**What is expected**
Leaving out every picture, copy the lines of the data exactly, from the first through the line containing "import plotly.graph_objects as go".

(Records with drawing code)
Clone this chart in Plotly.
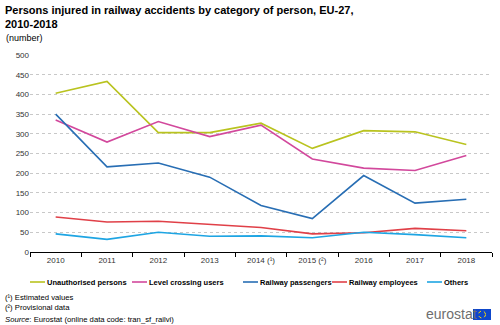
import plotly.graph_objects as go

years = ["2010", "2011", "2012", "2013", "2014 (¹)", "2015 (²)", "2016", "2017", "2018"]
unauthorised = [403, 433, 303, 303, 327, 263, 308, 305, 273]
level_crossing = [335, 279, 331, 293, 322, 236, 213, 207, 245]
passengers = [350, 216, 226, 190, 118, 85, 194, 124, 134]
employees = [89, 76, 78, 70, 62, 46, 49, 60, 54]
others = [46, 32, 50, 40, 41, 36, 50, 44, 36]

names = ["Unauthorised persons", "Level crossing users", "Railway passengers",
         "Railway employees", "Others"]
values = [unauthorised, level_crossing, passengers, employees, others]
colors = ["#B9C31F", "#D2489C", "#286EB4", "#E04048", "#1EA5E3"]

FONT = "Liberation Sans, Arial, sans-serif"
W, H = 500, 325
ML, MR, MT, MB = 30, 8, 55, 73
PW, PH = W - ML - MR, H - MT - MB

def px(x):
    return (x - ML) / PW

def py(y):
    return (H - MB - y) / PH

fig = go.Figure()
for name, vals, col in zip(names, values, colors):
    fig.add_trace(go.Scatter(x=years, y=vals, name=name, mode="lines",
                             line=dict(color=col, width=1.6), showlegend=False))

fig.update_layout(
    width=W, height=H,
    margin=dict(l=ML, r=MR, t=MT, b=MB),
    paper_bgcolor="white", plot_bgcolor="white",
    font=dict(family=FONT, size=8, color="#333"),
    xaxis=dict(type="category", range=[-0.5, 8.5], tickson="boundaries",
               ticks="outside", ticklen=4, tickcolor="#000",
               showline=True, linecolor="#000", linewidth=1,
               showgrid=False, tickfont=dict(size=8, color="#333")),
    yaxis=dict(range=[0, 500], dtick=50, showgrid=True, gridcolor="#c8c8c8",
               griddash="dot", gridwidth=1, zeroline=False, showline=False,
               ticks="", tickfont=dict(size=8, color="#333")),
)

def pa(text, xpx, ypx, size, color="#000", xanchor="left"):
    fig.add_annotation(text=text, x=px(xpx), y=py(ypx), xref="paper", yref="paper",
                       xanchor=xanchor, yanchor="middle", showarrow=False, align="left",
                       font=dict(size=size, color=color, family=FONT))

# title
fig.add_annotation(text="<b>Persons injured in railway accidents by category of person, EU-27,<br>2010-2018</b>",
                   x=px(3), y=py(2), xref="paper", yref="paper", xanchor="left", yanchor="top",
                   showarrow=False, align="left",
                   font=dict(size=11, color="#000", family=FONT))
pa("(number)", 4, 38, 9, color="#000")

# legend (manual, single row)
leg_x = [46, 148, 259, 348, 443]
leg_y = 282
for name, col, lx in zip(names, colors, leg_x):
    fig.add_shape(type="line", xref="paper", yref="paper",
                  x0=px(lx - 16), x1=px(lx - 1), y0=py(leg_y), y1=py(leg_y),
                  line=dict(color=col, width=1.6))
    pa("<b>" + name + "</b>", lx - 1, leg_y, 7.5, color="#000")

pa("(¹) Estimated values", 3, 297, 7.7)
pa("(²) Provisional data", 3, 307.5, 7.7)
pa("<i>Source</i>: Eurostat (online data code: tran_sf_railvi)", 3, 319, 7.7)

# eurostat logo
pa("eurostat", 424, 314, 14, color="#6e6e6e")
fig.add_shape(type="rect", xref="paper", yref="paper",
              x0=px(473), x1=px(491), y0=py(320), y1=py(309),
              fillcolor="#0E47CB", line=dict(width=0))
fig.add_shape(type="circle", xref="paper", yref="paper",
              x0=px(478.5), x1=px(485.5), y0=py(318), y1=py(311),
              fillcolor="rgba(0,0,0,0)", line=dict(width=1, color="#FFDD00", dash="dot"))

fig.write_html("out.html")
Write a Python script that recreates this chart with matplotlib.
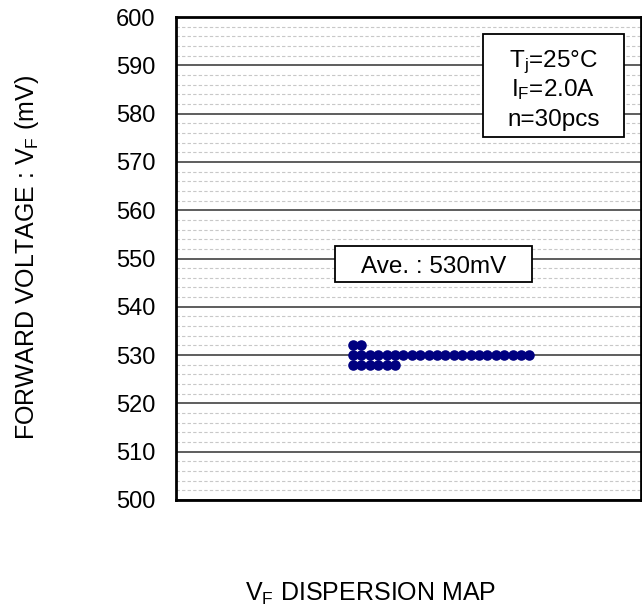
import numpy as np
import matplotlib.pyplot as plt
from matplotlib.patches import Rectangle
from matplotlib.ticker import MultipleLocator, NullLocator

plt.rcParams['font.family'] = ['Liberation Sans', 'DejaVu Sans']

# VF dispersion values (mV) -> count of samples at each level
vf_levels = [532, 530, 528]
vf_counts = [2, 22, 6]
ave_vf = 530

yticks = [500, 510, 520, 530, 540, 550, 560, 570, 580, 590, 600]

xs = []
ys = []
for lv, cnt in zip(vf_levels, vf_counts):
    for i in range(cnt):
        xs.append(i)
        ys.append(lv)

fig = plt.figure(figsize=(6.42, 6.06), dpi=100)
ax = fig.add_axes([176/642, 1 - 500/606, 465/642, 483/606])

ax.set_ylim(500, 600)
ax.set_xlim(-21.07, 34.3)
ax.set_yticks(yticks)
ax.yaxis.set_minor_locator(MultipleLocator(2))
ax.xaxis.set_major_locator(NullLocator())
ax.grid(which='major', axis='y', color='#505050', linewidth=1.3)
ax.grid(which='minor', axis='y', color='#c8c8c8', linewidth=0.8, linestyle=(0, (3, 2)))
ax.tick_params(axis='y', which='both', length=0, labelsize=17, pad=15)
ax.set_axisbelow(True)
for s in ax.spines.values():
    s.set_linewidth(2)
    s.set_color('black')

ax.plot(xs, ys, 'o', color='#000080', markersize=7.6, markeredgewidth=0)

# average box
ax.add_patch(Rectangle((0.342, 0.4513), 0.4236, 0.0746, transform=ax.transAxes,
                       fc='white', ec='black', lw=1.3, zorder=3))
ax.text(0.5538, 0.4694, 'Ave. : %dmV' % ave_vf, transform=ax.transAxes,
        fontsize=17.5, ha='center', va='baseline', zorder=4)

# condition box
ax.add_patch(Rectangle((0.660, 0.752), 0.303, 0.213, transform=ax.transAxes,
                       fc='white', ec='black', lw=1.3, zorder=3))
cond = ['$\\mathregular{T_j}$=25°C', '$\\mathregular{I_F}$=2.0A', 'n=30pcs']
for txt, yb in zip(cond, [0.8965, 0.8364, 0.7743]):
    ax.text(0.8118, yb, txt, transform=ax.transAxes, fontsize=17.5,
            ha='center', va='baseline', zorder=4)

fig.text(27/642, 1 - 258/606, 'FORWARD VOLTAGE : $\\mathregular{V_F}$ (mV)',
         rotation=90, ha='center', va='center', fontsize=18)
fig.text(371/642, 1 - 601/606, '$\\mathregular{V_F}$ DISPERSION MAP',
         ha='center', va='baseline', fontsize=18)

fig.savefig('out.png', dpi=100)
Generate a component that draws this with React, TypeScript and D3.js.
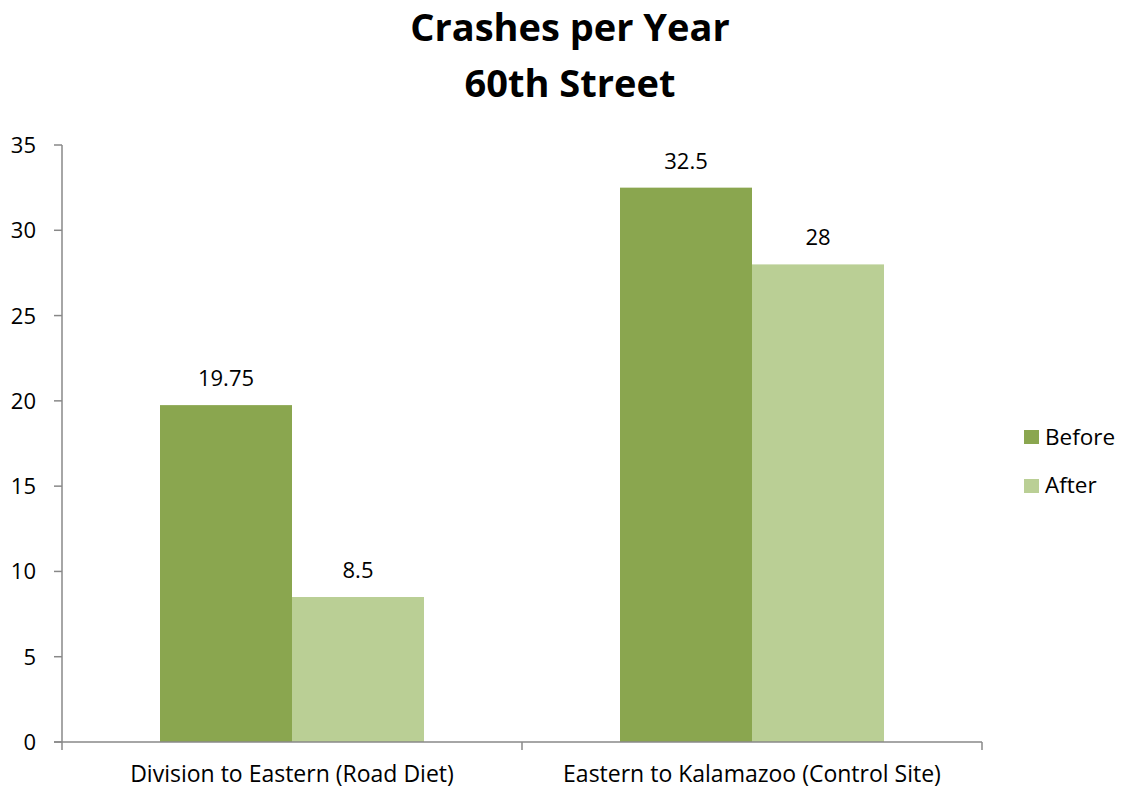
import React from "react";
import * as d3 from "d3";

const categories = ["Division to Eastern (Road Diet)", "Eastern to Kalamazoo (Control Site)"];
const seriesNames = ["Before", "After"];
const beforeValues = [19.75, 32.5];
const afterValues = [8.5, 28];
const valueLabels = [["19.75", "8.5"], ["32.5", "28"]];
const yTicks = [0, 5, 10, 15, 20, 25, 30, 35];
const colors = ["#8aa64f", "#bacf95"];
const titleLines = ["Crashes per Year", "60th Street"];

const W = 1122;
const H = 790;
const M = { left: 62, right: 982, top: 145, bottom: 742 };
const FONT = "'Open Sans', Lato, sans-serif";

export default function App() {
  const x = d3.scaleBand<string>().domain(categories).range([M.left, M.right]).padding(0);
  const y = d3.scaleLinear().domain([0, 35]).range([M.bottom, M.top]);
  const groupW = x.bandwidth();
  const gap = 98;
  const inner = d3.scaleBand<string>().domain(seriesNames).range([gap, groupW - gap]).padding(0);
  const series = [beforeValues, afterValues];
  const boundaries = [M.left, ...categories.map((c) => (x(c) as number) + groupW)];

  return (
    <svg width={W} height={H} style={{ position: "absolute", left: 0, top: 0, background: "#fff" }} fontFamily={FONT}>
      {titleLines.map((t, i) => (
        <text key={t} x={570} y={41 + i * 56} textAnchor="middle" fontSize={38} fontWeight="bold" fill="#000">
          {t}
        </text>
      ))}
      {categories.map((c, ci) =>
        series.map((vals, si) => {
          const bx = (x(c) as number) + (inner(seriesNames[si]) as number);
          const bw = inner.bandwidth();
          const v = vals[ci];
          return (
            <g key={c + si}>
              <rect x={bx} y={y(v)} width={bw} height={M.bottom - y(v)} fill={colors[si]} />
              <text x={bx + bw / 2} y={y(v) - 19} textAnchor="middle" fontSize={22} fill="#000">
                {valueLabels[ci][si]}
              </text>
            </g>
          );
        })
      )}
      <line x1={M.left} x2={M.left} y1={M.top} y2={M.bottom} stroke="#888" strokeWidth={1.5} />
      {yTicks.map((t) => (
        <g key={t}>
          <line x1={M.left - 8} x2={M.left} y1={y(t)} y2={y(t)} stroke="#888" strokeWidth={1.5} />
          <text x={36} y={y(t) + 8} textAnchor="end" fontSize={22} fill="#000">
            {t}
          </text>
        </g>
      ))}
      <line x1={M.left - 8} x2={M.right} y1={M.bottom} y2={M.bottom} stroke="#888" strokeWidth={1.5} />
      {boundaries.map((b, i) => (
        <line key={i} x1={b} x2={b} y1={M.bottom} y2={M.bottom + 8} stroke="#888" strokeWidth={1.5} />
      ))}
      {categories.map((c) => (
        <text key={c} x={(x(c) as number) + groupW / 2} y={782} textAnchor="middle" fontSize={23} fill="#000">
          {c}
        </text>
      ))}
      {seriesNames.map((s, i) => (
        <g key={s}>
          <rect x={1024} y={430 + i * 49} width={15} height={14} fill={colors[i]} />
          <text x={1045} y={445 + i * 48} fontSize={22.5} fill="#000">
            {s}
          </text>
        </g>
      ))}
    </svg>
  );
}
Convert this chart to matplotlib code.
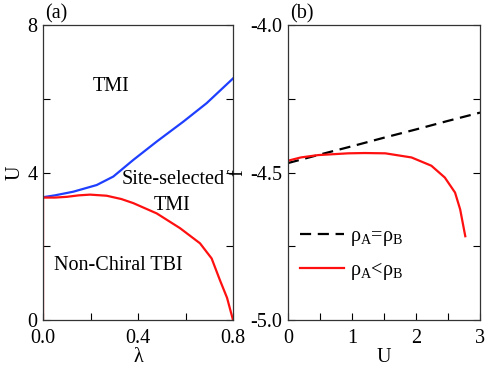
import numpy as np
import matplotlib
matplotlib.use('Agg')
import matplotlib.pyplot as plt
import matplotlib as mpl
from matplotlib.ticker import MultipleLocator

mpl.rcParams['font.family'] = ['Liberation Serif', 'DejaVu Serif']
mpl.rcParams['mathtext.fontset'] = 'custom'
mpl.rcParams['mathtext.rm'] = 'Liberation Serif'
mpl.rcParams['mathtext.it'] = 'Liberation Serif:italic'
mpl.rcParams['axes.unicode_minus'] = False

# panel (a): phase boundaries
lam_blue = [0.0, 0.05, 0.128, 0.226, 0.296, 0.38, 0.479, 0.591, 0.689, 0.80]
U_blue = [3.33, 3.38, 3.48, 3.66, 3.89, 4.34, 4.84, 5.38, 5.88, 6.55]
lam_red = [0.0, 0.0, 0.05, 0.1, 0.15, 0.198, 0.268, 0.33, 0.38, 0.479, 0.577, 0.661, 0.71, 0.745, 0.775, 0.80]
U_red = [0.0, 3.32, 3.32, 3.34, 3.38, 3.40, 3.37, 3.28, 3.17, 2.89, 2.49, 2.08, 1.67, 1.08, 0.6, 0.0]

# panel (b): free energy
U_eq = [0.0, 0.5, 1.0, 1.5, 2.0, 2.5, 3.0]
f_eq = [-4.468, -4.439, -4.411, -4.382, -4.354, -4.325, -4.297]
U_neq = [0.0, 0.2, 0.47, 0.94, 1.2, 1.52, 1.93, 2.24, 2.45, 2.61, 2.69, 2.77]
f_neq = [-4.460, -4.449, -4.441, -4.435, -4.434, -4.435, -4.449, -4.477, -4.517, -4.568, -4.625, -4.716]

fig = plt.figure(figsize=(4.87, 3.67), dpi=100)
fs = 14.5

def style(ax):
    ax.tick_params(which='both', direction='in', right=True, top=False,
                   labelsize=fs, length=5, width=0.8, pad=4)
    ax.tick_params(axis='x', which='both', pad=6.5)
    for s in ax.spines.values():
        s.set_linewidth(0.9)
        s.set_color('#333333')

ax1 = fig.add_axes([43/487, 47/367, 190/487, 295/367])
ax1.plot(lam_blue, U_blue, color='#1f3fff', lw=1.6)
ax1.plot(lam_red, U_red, color='#ff1010', lw=1.6)
ax1.set_xlim(0, 0.8)
ax1.set_ylim(0, 8)
ax1.xaxis.set_major_locator(MultipleLocator(0.4))
ax1.xaxis.set_minor_locator(MultipleLocator(0.2))
ax1.yaxis.set_major_locator(MultipleLocator(4))
ax1.yaxis.set_minor_locator(MultipleLocator(2))
ax1.xaxis.set_major_formatter(mpl.ticker.FormatStrFormatter('%.1f'))
style(ax1)
ax1.set_xlabel('λ', fontsize=fs, labelpad=0)
ax1.set_ylabel('U', fontsize=fs, labelpad=2)
ax1.text(0.288, 6.33, 'TMI', fontsize=fs, ha='center', va='center')
ax1.text(0.549, 3.80, 'Site-selected', fontsize=fs, ha='center', va='center')
ax1.text(0.545, 3.10, 'TMI', fontsize=fs, ha='center', va='center')
ax1.text(0.316, 1.49, 'Non-Chiral TBI', fontsize=fs, ha='center', va='center')
ax1.text(0.01, 1.005, '(a)', fontsize=fs, transform=ax1.transAxes, va='bottom')

ax2 = fig.add_axes([288/487, 47/367, 192/487, 295/367])
ax2.plot(U_eq, f_eq, color='black', lw=1.6, ls=(0, (5, 3)),
         label='ρ$_\\mathregular{A}$=ρ$_\\mathregular{B}$')
ax2.plot(U_neq, f_neq, color='#ff1010', lw=1.6,
         label='ρ$_\\mathregular{A}$<ρ$_\\mathregular{B}$')
ax2.set_xlim(0, 3)
ax2.set_ylim(-5.0, -4.0)
ax2.xaxis.set_major_locator(MultipleLocator(1))
ax2.xaxis.set_minor_locator(MultipleLocator(0.5))
ax2.yaxis.set_major_locator(MultipleLocator(0.5))
ax2.yaxis.set_minor_locator(MultipleLocator(0.25))
ax2.yaxis.set_major_formatter(mpl.ticker.FormatStrFormatter('%.1f'))
style(ax2)
ax2.set_xlabel('U', fontsize=fs, labelpad=0)
ax2.set_ylabel('f', fontsize=fs, labelpad=2)
ax2.legend(loc='lower left', bbox_to_anchor=(0.0, 0.087), frameon=False,
           fontsize=fs, handlelength=2.2, handletextpad=0.3, labelspacing=0.6,
           borderaxespad=0.2)
ax2.text(0.01, 1.005, '(b)', fontsize=fs, transform=ax2.transAxes, va='bottom')

fig.savefig('out.png', dpi=100)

**Response to this exercise**
Clone this chart in Plotly.
import plotly.graph_objects as go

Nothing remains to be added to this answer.